▸ Task brief
Leaving out the pictures, retype the lines from the beginning of the listing through the line containing "var y = d3.scaleLinear().domain([0, 400]).range([height".

▸ Dataset
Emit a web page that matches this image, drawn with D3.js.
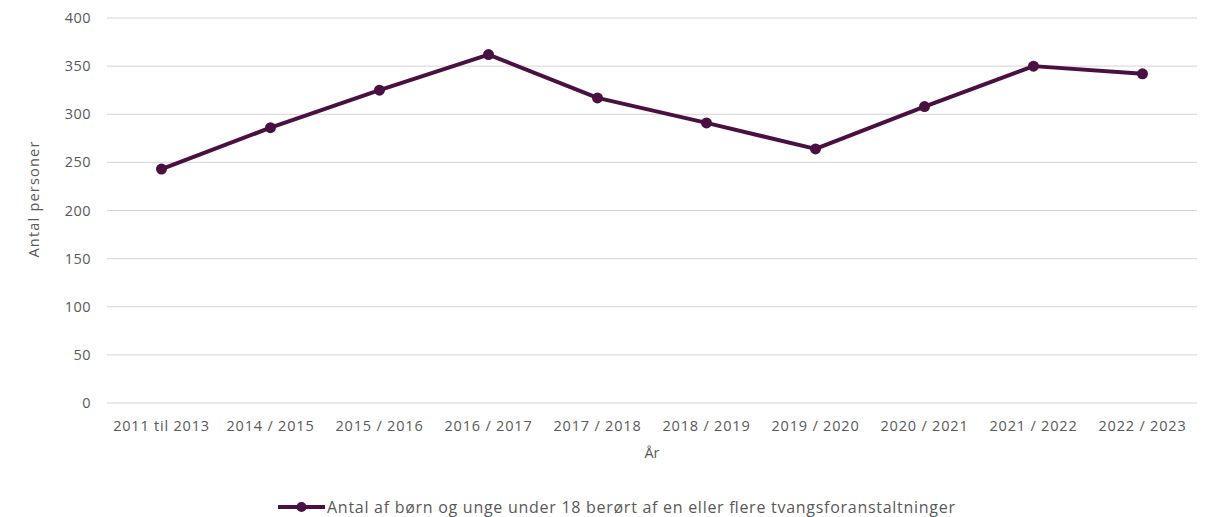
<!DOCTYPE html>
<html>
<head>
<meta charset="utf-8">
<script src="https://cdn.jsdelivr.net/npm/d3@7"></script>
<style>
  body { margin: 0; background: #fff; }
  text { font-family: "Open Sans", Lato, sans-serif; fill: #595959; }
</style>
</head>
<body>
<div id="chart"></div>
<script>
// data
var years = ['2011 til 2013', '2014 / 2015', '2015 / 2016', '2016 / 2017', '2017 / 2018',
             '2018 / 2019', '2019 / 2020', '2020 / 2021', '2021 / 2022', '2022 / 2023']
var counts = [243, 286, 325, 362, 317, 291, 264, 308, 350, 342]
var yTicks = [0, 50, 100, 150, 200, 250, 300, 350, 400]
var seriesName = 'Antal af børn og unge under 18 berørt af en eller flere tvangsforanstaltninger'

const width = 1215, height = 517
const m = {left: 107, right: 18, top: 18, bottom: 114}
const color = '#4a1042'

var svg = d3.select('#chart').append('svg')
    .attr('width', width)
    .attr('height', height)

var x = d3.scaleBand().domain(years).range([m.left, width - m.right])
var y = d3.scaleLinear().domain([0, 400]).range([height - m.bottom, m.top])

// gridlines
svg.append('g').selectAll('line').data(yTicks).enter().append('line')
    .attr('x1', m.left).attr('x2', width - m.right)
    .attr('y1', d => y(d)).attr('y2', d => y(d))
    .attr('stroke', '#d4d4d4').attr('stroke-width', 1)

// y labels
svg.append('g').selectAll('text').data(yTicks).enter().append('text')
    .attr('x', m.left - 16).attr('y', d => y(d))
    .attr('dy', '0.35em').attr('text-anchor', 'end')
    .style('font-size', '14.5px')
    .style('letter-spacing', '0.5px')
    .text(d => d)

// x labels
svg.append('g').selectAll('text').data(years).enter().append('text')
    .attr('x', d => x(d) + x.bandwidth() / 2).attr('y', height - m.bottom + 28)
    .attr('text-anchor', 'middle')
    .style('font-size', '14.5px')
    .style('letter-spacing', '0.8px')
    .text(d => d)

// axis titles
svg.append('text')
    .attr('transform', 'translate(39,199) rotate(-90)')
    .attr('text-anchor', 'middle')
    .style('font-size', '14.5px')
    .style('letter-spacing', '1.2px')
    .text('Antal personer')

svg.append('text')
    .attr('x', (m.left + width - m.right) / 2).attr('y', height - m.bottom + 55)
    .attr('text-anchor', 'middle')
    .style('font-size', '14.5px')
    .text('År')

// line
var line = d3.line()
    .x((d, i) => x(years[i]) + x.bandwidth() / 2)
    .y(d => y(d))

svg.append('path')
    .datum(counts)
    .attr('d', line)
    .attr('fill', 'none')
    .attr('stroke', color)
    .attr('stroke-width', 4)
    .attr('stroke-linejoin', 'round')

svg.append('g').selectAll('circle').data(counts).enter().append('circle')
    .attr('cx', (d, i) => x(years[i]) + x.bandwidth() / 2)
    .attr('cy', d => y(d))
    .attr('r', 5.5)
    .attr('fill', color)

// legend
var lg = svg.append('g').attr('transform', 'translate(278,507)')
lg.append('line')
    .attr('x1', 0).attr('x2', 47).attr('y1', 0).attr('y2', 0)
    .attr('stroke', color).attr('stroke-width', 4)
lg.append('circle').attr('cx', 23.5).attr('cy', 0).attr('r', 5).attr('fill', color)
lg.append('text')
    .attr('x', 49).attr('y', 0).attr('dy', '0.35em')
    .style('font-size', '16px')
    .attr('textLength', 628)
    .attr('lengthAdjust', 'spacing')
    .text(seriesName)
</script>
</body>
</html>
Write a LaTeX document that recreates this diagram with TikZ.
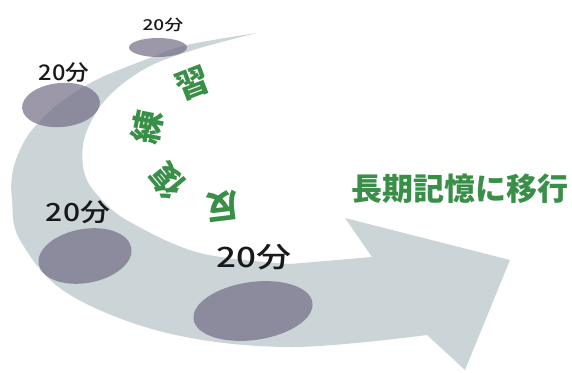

▸ Task answer
Emit a web page that matches this image, drawn with D3.js.
<!DOCTYPE html>
<html>
<head>
<meta charset="utf-8">
<script src="https://cdn.jsdelivr.net/npm/d3@7"></script>
<style>
  body { margin: 0; background: #fff; }
  text { font-family: "Open Sans", Lato, sans-serif; fill: #595959; }
</style>
</head>
<body>
<div id="chart"></div>
<script>
// data
var years = ['2011 til 2013', '2014 / 2015', '2015 / 2016', '2016 / 2017', '2017 / 2018',
             '2018 / 2019', '2019 / 2020', '2020 / 2021', '2021 / 2022', '2022 / 2023']
var counts = [243, 286, 325, 362, 317, 291, 264, 308, 350, 342]
var yTicks = [0, 50, 100, 150, 200, 250, 300, 350, 400]
var seriesName = 'Antal af børn og unge under 18 berørt af en eller flere tvangsforanstaltninger'

const width = 1215, height = 517
const m = {left: 107, right: 18, top: 18, bottom: 114}
const color = '#4a1042'

var svg = d3.select('#chart').append('svg')
    .attr('width', width)
    .attr('height', height)

var x = d3.scaleBand().domain(years).range([m.left, width - m.right])
var y = d3.scaleLinear().domain([0, 400]).range([height - m.bottom, m.top])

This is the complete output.